Isaac: If you’re asking yourself, “will somebody still love me or will somebody still want to get together with me?”, my answer is 100% yes!
But you’ll need to deal with yourself first. If your security, comfort and joy are rooted in whether a person loves you, and you haven’t begun to love yourself first and find resolution with the Lord, your relationship is going to be very disruptive.
You’re always going to revisit this point. For example, if your boyfriend ignored you or he’s angry at you, you will always go back to these thoughts of “maybe it’s because I’m unclean, maybe it’s because I’ve been taken advantage of, maybe it’s because I’m not as valuable anymore”.
Your value needs to be found in your identity with God. Your identity cannot be formed on that past abuse or that person who is hurting you.

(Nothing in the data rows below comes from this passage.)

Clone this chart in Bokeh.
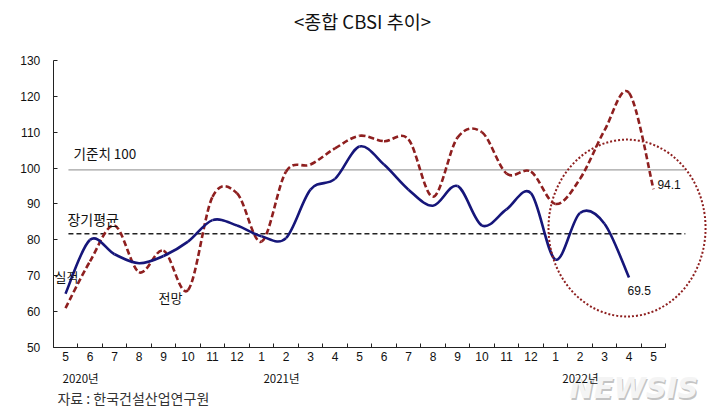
from bokeh.plotting import figure
from bokeh.models import Label, FixedTicker, Range1d, LinearAxis
from bokeh.embed import file_html
from bokeh.resources import INLINE

# ---- data ----
months = ["5", "6", "7", "8", "9", "10", "11", "12",
          "1", "2", "3", "4", "5", "6", "7", "8", "9", "10", "11", "12",
          "1", "2", "3", "4", "5"]
actual = [65, 80, 76, 73.5, 75.5, 79.5, 85.5, 84, 81, 80.5, 94, 97, 106, 101,
          94, 89.5, 95, 84, 88.5, 93, 74.5, 87.5, 84.5, 69.5]
forecast = [61, 74, 84, 71, 77, 66, 92, 93, 79.5, 99, 101, 105.5, 109, 107.5,
            108, 92, 108.5, 110, 98.5, 99, 90, 97, 110.5, 121, 94.1]
year_labels = ["2020년", "2021년", "2022년"]
year_month_idx = [0, 8, 20]
baseline_level = 99.5     # 기준치 100 line as drawn
long_avg_level = 81.7     # 장기평균
y_ticks = [50, 60, 70, 80, 90, 100, 110, 120, 130]

BLUE = "#16167a"
RED = "#8e1f1f"
AX = "#222222"
KFONT = "Noto Sans CJK KR"
NFONT = "Liberation Sans"


def smooth_segments(ys):
    xs = list(range(len(ys)))
    n = len(ys)
    out = dict(x0=[], y0=[], x1=[], y1=[], cx0=[], cy0=[], cx1=[], cy1=[])
    for i in range(n - 1):
        a = i - 1 if i > 0 else i
        d = i + 2 if i + 2 < n else i + 1
        out["x0"].append(xs[i]); out["y0"].append(ys[i])
        out["x1"].append(xs[i + 1]); out["y1"].append(ys[i + 1])
        out["cx0"].append(xs[i] + (xs[i + 1] - xs[a]) / 6)
        out["cy0"].append(ys[i] + (ys[i + 1] - ys[a]) / 6)
        out["cx1"].append(xs[i + 1] - (xs[d] - xs[i]) / 6)
        out["cy1"].append(ys[i + 1] - (ys[d] - ys[i]) / 6)
    return out


p = figure(width=720, height=418, output_backend="svg", toolbar_location=None,
           x_range=Range1d(-2.653, 26.735), y_range=Range1d(30.21, 146.72),
           x_axis_location=None, y_axis_location=None,
           min_border_left=0, min_border_right=0, min_border_top=0,
           min_border_bottom=0)
p.outline_line_color = None
p.background_fill_color = "white"
p.border_fill_color = "white"
p.grid.visible = False

# axes (placed at data positions, bounded)
ya = LinearAxis(fixed_location=-0.5, bounds=(50, 130))
ya.ticker = FixedTicker(ticks=y_ticks)
ya.major_tick_in = 4
ya.major_tick_out = 0
ya.minor_tick_line_color = None
ya.axis_line_color = AX
ya.major_tick_line_color = AX
ya.major_label_text_font = NFONT
ya.major_label_text_font_size = "12px"
ya.major_label_text_color = "#111111"
ya.major_label_standoff = 13
p.add_layout(ya, "left")

xa = LinearAxis(fixed_location=50, bounds=(-0.5, len(months) - 0.5))
xa.ticker = FixedTicker(ticks=list(range(len(months))),
                        minor_ticks=[i - 0.5 for i in range(len(months) + 1)])
xa.major_label_overrides = {i: m for i, m in enumerate(months)}
xa.major_tick_in = 0
xa.major_tick_out = 0
xa.minor_tick_in = 4
xa.minor_tick_out = 0
xa.minor_tick_line_color = AX
xa.axis_line_color = AX
xa.major_label_text_font = NFONT
xa.major_label_text_font_size = "12px"
xa.major_label_text_color = "#111111"
xa.major_label_standoff = 5
p.add_layout(xa, "below")

# reference lines
p.segment(x0=[0.12], y0=[baseline_level], x1=[25.3], y1=[baseline_level],
          line_color="#8a8a8a", line_width=1)
p.segment(x0=[0.12], y0=[long_avg_level], x1=[25.3], y1=[long_avg_level],
          line_color=AX, line_width=1.3, line_dash="5 3")

# series
fs = smooth_segments(forecast)
p.bezier(line_color=RED, line_width=2.6, line_dash="6 3", **fs)
acs = smooth_segments(actual)
p.bezier(line_color=BLUE, line_width=2.6, **acs)

# highlight circle
p.ellipse(x=[22.92], y=[83.3], width=[6.41], height=[49.3],
          fill_color=None, line_color=RED, line_width=2, line_dash="2 2")


def lab(x, y, t, size, font=KFONT, align="left", color="#111111", style="normal",
        xo=0, yo=0):
    p.add_layout(Label(x=x, y=y, text=t, text_font=font, text_font_size=size,
                       text_align=align, text_baseline="middle",
                       text_color=color, text_font_style=style,
                       x_offset=xo, y_offset=yo))


lab(0.33, 104.3, "기준치 100", "13.5px")
lab(0.08, 85.7, "장기평균", "14px")
lab(-0.45, 69.8, "실적", "13px")
lab(3.8, 63.9, "전망", "13px")
lab(len(forecast) - 1 + 0.16, 95.4, f"{forecast[-1]}", "12px", font=NFONT)
lab(len(actual) - 1 - 0.06, 65.9, f"{actual[-1]}", "12px", font=NFONT)

# title
lab(12.12, 141.1, "<종합 CBSI 추이>", "18.5px", align="center")

# watermark (behind the year labels)
lab(23.2, 38.6, "NEWSIS", "29px", font="DejaVu Sans", align="center",
    color="#c4c4c4", style="bold italic", xo=1.2, yo=-1.2)
lab(23.2, 38.6, "NEWSIS", "29px", font="DejaVu Sans", align="center",
    color="#f4f4f4", style="bold italic")

for yl, yi, off in zip(year_labels, year_month_idx, [-0.12, 0.08, 0.28]):
    lab(yi + off, 41.4, yl, "11.5px")
lab(-0.33, 35.8, "자료 : 한국건설산업연구원", "14px", color="#333333")

open("out.html", "w").write(file_html(p, INLINE))
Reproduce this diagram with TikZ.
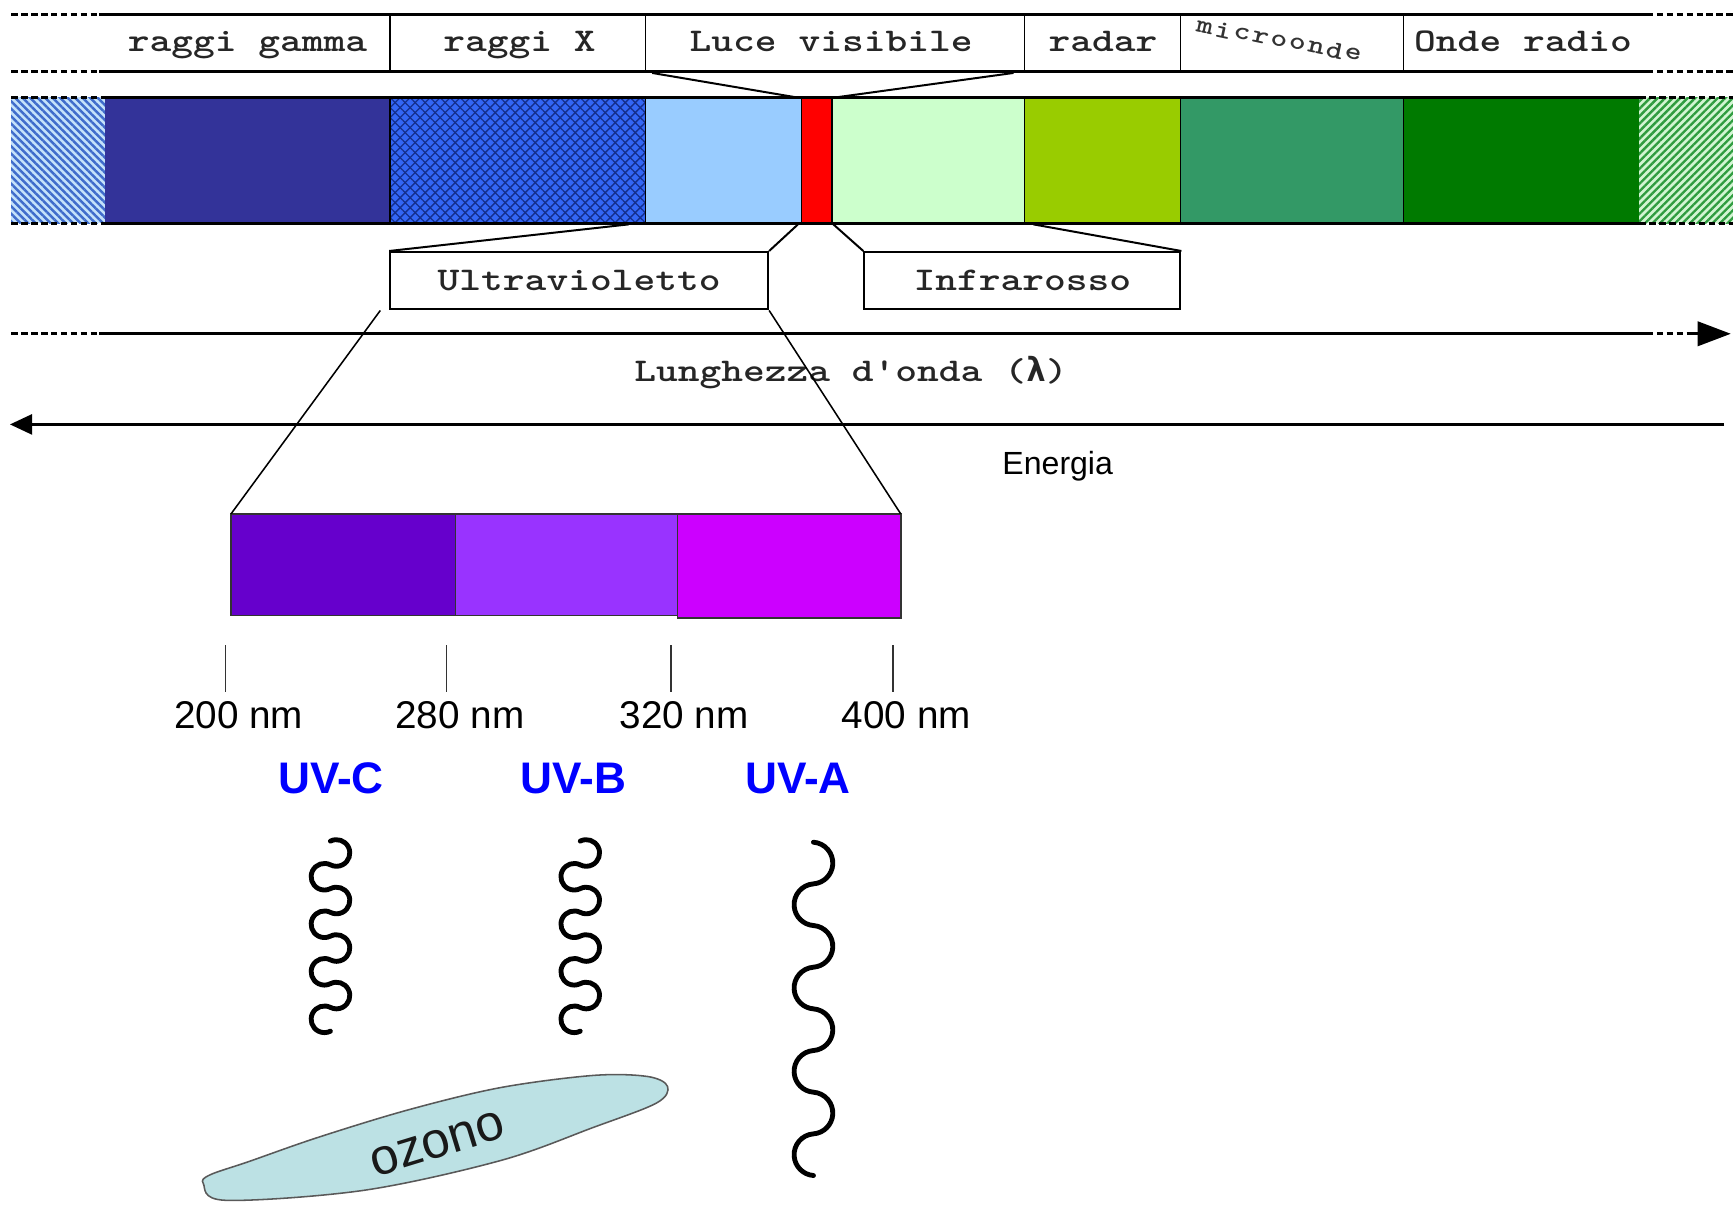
\documentclass[tikz,border=0pt]{standalone}
\usepackage{fontspec}
\usetikzlibrary{patterns.meta,arrows.meta,calc}
\newfontfamily\monof{lmmonolt10-bold.otf}[FakeStretch=1.25]
\newfontfamily\lamf{DejaVu Sans Mono Bold}
\newfontfamily\arialf{Liberation Sans}
\definecolor{navy}{HTML}{333399}
\definecolor{xray}{HTML}{3366F5}
\definecolor{xdark}{HTML}{142E8C}
\definecolor{lblue}{HTML}{99CCFF}
\definecolor{vred}{HTML}{FF0000}
\definecolor{pgreen}{HTML}{CCFFCC}
\definecolor{ygreen}{HTML}{99CC00}
\definecolor{sgreen}{HTML}{339966}
\definecolor{dgreen}{HTML}{007A00}
\definecolor{hatchA}{HTML}{3F6CCB}
\definecolor{hatchAbg}{HTML}{C4E2FA}
\definecolor{hatchB}{HTML}{2E9B3E}
\definecolor{hatchBbg}{HTML}{D2F5D2}
\definecolor{uvc}{HTML}{6600CC}
\definecolor{uvb}{HTML}{9933FF}
\definecolor{uva}{HTML}{CC00FF}
\definecolor{uvblue}{HTML}{0000FF}
\definecolor{ozone}{HTML}{BCE1E4}
\begin{document}
\begin{tikzpicture}[x=0.5pt,y=-0.5pt,
  heavy/.style={line width=1.3pt},
  dashd/.style={line width=1.3pt, dash pattern=on 3pt off 1.5pt},
  thinl/.style={line width=0.7pt},
  conn/.style={line width=0.9pt},
  mono/.style={font=\monof\fontsize{15}{15}\selectfont, inner sep=0pt, text=black!85},
  toplab/.style={mono, text height=9pt, text depth=2.5pt},
  micro/.style={font=\monof\fontsize{11.5}{11.5}\selectfont, inner sep=0pt, text=black!80},
  labbox/.style={mono, draw=black, line width=0.9pt, minimum height=26pt},
  nm/.style={font=\arialf\fontsize{17.5}{17.5}\selectfont, inner sep=0pt},
  uvlab/.style={font=\arialf\bfseries\fontsize{20}{20}\selectfont, text=uvblue, inner sep=0pt},
  enlab/.style={font=\arialf\fontsize{14.5}{14.5}\selectfont, inner sep=0pt},
  wave/.style={line width=2.2pt, line cap=round, line join=round},
  tickl/.style={line width=0.8pt, draw=black!80}
]
\useasboundingbox (0,0) rectangle (1568,1093);

% ---------- label row ----------
\draw[dashd] (10,13) -- (90,13);
\draw[dashd] (10,65) -- (90,65);
\draw[heavy] (90,13) -- (1490,13);
\draw[heavy] (90,65) -- (1490,65);
\draw[dashd] (1490,13) -- (1568,13);
\draw[dashd] (1490,65) -- (1568,65);
\foreach \x in {353,584,927,1068,1270} \draw[thinl] (\x,13) -- (\x,65);
\node[toplab] (lgamma) at (224,40.5) {raggi gamma};
\node[toplab] (lx) at (470,40.5) {raggi X};
\node[toplab] (lvis) at (752,40.5) {Luce visibile};
\node[toplab] (lradar) at (998,40.5) {radar};
\foreach \ch [count=\i from 0] in {m,i,c,r,o,o,n,d,e}
  \node[micro, rotate=-12] (mw\i) at ({1090+16.8*\i},{25+3.0*\i}) {\ch};
\node[toplab] (lradio) at (1378,40.5) {Onde radio};

% ---------- spectrum bar ----------
\fill[hatchAbg] (10,88) rectangle (95,202);
\fill[pattern={Lines[angle=-45,distance=2.4pt,line width=1.1pt]}, pattern color=hatchA] (10,88) rectangle (95,202);
\fill[navy] (95,88) rectangle (353,202);
\fill[xray] (353,88) rectangle (584,202);
\fill[pattern={Lines[angle=45,distance=3.2pt,line width=0.6pt]}, pattern color=xdark] (353,88) rectangle (584,202);
\fill[pattern={Lines[angle=-45,distance=3.2pt,line width=0.6pt]}, pattern color=xdark] (353,88) rectangle (584,202);
\fill[lblue] (584,88) rectangle (725,202);
\fill[vred] (725,88) rectangle (753,202);
\fill[pgreen] (753,88) rectangle (927,202);
\fill[ygreen] (927,88) rectangle (1068,202);
\fill[sgreen] (1068,88) rectangle (1270,202);
\fill[dgreen] (1270,88) rectangle (1483,202);
\fill[hatchBbg] (1483,88) rectangle (1568,202);
\fill[pattern={Lines[angle=45,distance=2.4pt,line width=1.1pt]}, pattern color=hatchB] (1483,88) rectangle (1568,202);
\foreach \x in {353,584,725,753,927,1068,1270} \draw[thinl] (\x,88) -- (\x,202);
\draw[heavy] (95,88) -- (1483,88);
\draw[heavy] (95,202) -- (1483,202);
\draw[dashd] (10,88) -- (95,88);
\draw[dashd] (10,202) -- (95,202);
\draw[dashd] (1483,88) -- (1568,88);
\draw[dashd] (1483,202) -- (1568,202);

\coordinate (visL) at (590,66);
\coordinate (visR) at (917,66);
\coordinate (redTL) at (720,88);
\coordinate (redTR) at (757,88);
\coordinate (xrayB) at (569,203);
\coordinate (redBL) at (722,203);
\coordinate (redBR) at (754,203);
\coordinate (ygB) at (935,203);
\draw[conn] (visL) -- (redTL);
\draw[conn] (visR) -- (redTR);

% ---------- UV / IR boxes ----------
\node[labbox, minimum width=171pt] (uv) at (524,254) {Ultravioletto};
\node[labbox, minimum width=143pt] (ir) at (925,254) {Infrarosso};
\draw[conn] (xrayB) -- (uv.north west);
\draw[conn] (redBL) -- (uv.north east);
\draw[conn] (redBR) -- (ir.north west);
\draw[conn] (ygB) -- (ir.north east);

% ---------- axes ----------
\draw[dashd] (10,302) -- (90,302);
\draw[heavy] (90,302) -- (1490,302);
\draw[dashd] (1490,302) -- (1532,302);
\coordinate (lamS) at (1528,302);
\coordinate (lamE) at (1566,302);
\draw[heavy, -{Triangle[length=15pt,width=11pt]}] (lamS) -- (lamE);
\node[mono] (llam) at (770,337) {Lunghezza d'onda ({\lamf λ})};
\coordinate (enS) at (1560,384);
\coordinate (enE) at (9,384);
\draw[heavy, -{Triangle[length=10pt,width=9pt]}] (enS) -- (enE);
\node[enlab] (len) at (957,422) {Energia};

% ---------- UV bar ----------
\filldraw[fill=uvc, draw=black!80, thinl] (209,465) rectangle (412,557);
\filldraw[fill=uvb, draw=black!80, thinl] (412,465) rectangle (613,557);
\filldraw[fill=uva, draw=black!80, thinl] (613,465) rectangle (815,559);
\coordinate (uvTL) at (209,465);
\coordinate (uvTR) at (815,465);
\draw[thinl] ($(uv.south west)+(-8,0)$) -- (uvTL);
\draw[thinl] (uv.south east) -- (uvTR);

\foreach \x/\t [count=\i] in {204/200, 404/280, 607/320, 808/400} {
  \draw[tickl] (\x,584) -- (\x,626);
  \node[nm] (nm\i) at (\x+12,647) {\t\ nm};
}
\node[uvlab] (uvC) at (299.5,704) {UV-C};
\node[uvlab] (uvB) at (519,704) {UV-B};
\node[uvlab] (uvA) at (722,704) {UV-A};

% ---------- waves ----------
\def\drawwave#1#2#3#4{% c, y0, half period, sagitta
  \pgfmathsetmacro\wvR{((#3)*(#3)+(#4)*(#4))/(2*(#4))}
  \pgfmathsetmacro\wvA{atan2(-(#3),\wvR-(#4))}
  \pgfmathsetmacro\wvC{-(\wvA)}
  \pgfmathsetmacro\wvD{-180-(\wvA)}
  \pgfmathsetmacro\wvE{-180+(\wvA)}
  \draw[wave] (#1,#2) \foreach \k in {1,...,4}{
     arc[start angle=\wvA, end angle=\wvC, radius=\wvR]
     arc[start angle=\wvD, end angle=\wvE, radius=\wvR] };
}
\drawwave{299}{761}{10.75}{17.5}
\drawwave{525}{761}{10.75}{17.5}
\drawwave{736}{762}{18.85}{17.5}

% ---------- ozone ----------
\filldraw[fill=ozone, draw=black!65, line width=0.7pt] plot[smooth cycle, tension=0.55] coordinates {
  (184,1071) (204,1086) (329,1077) (453,1050) (537,1020) (594,998) (604,983)
  (586,974) (537,973) (453,984) (370,1004) (288,1029) (225,1051) (190,1063)};
\node[font=\arialf\fontsize{23}{23}\selectfont, inner sep=0pt, rotate=17, text=black!90] (oz) at (396,1035) {ozono};
\end{tikzpicture}
\end{document}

You’re made pure and whole, not because you did everything right, but because of the blood of the Lamb. Go to the Lord to help you reshape certain things and to love yourself as the Lord loves you.
Often those who have been taken advantage of don’t know how to navigate through their feelings. I also encourage those who have been abused to go for counselling. Don’t just think that it will go away with time.
For more honest conversations on love and sexuality, check out Kallos’ book, Real Talk: Exposing 10 Myths About Love & Sexuality. For more details on what was shared at the conference, you can also head to the Kallos website!
THINK + TALK
- Are you whole and complete in God? Or have you unconsciously been trying to find identity and security in being loved by someone else?
- How would you define a God-centred relationship?
- Are there areas of your life that you need to get right with God? How can you honour Him above all other things? It will also be helpful if you can speak to someone else for accountability.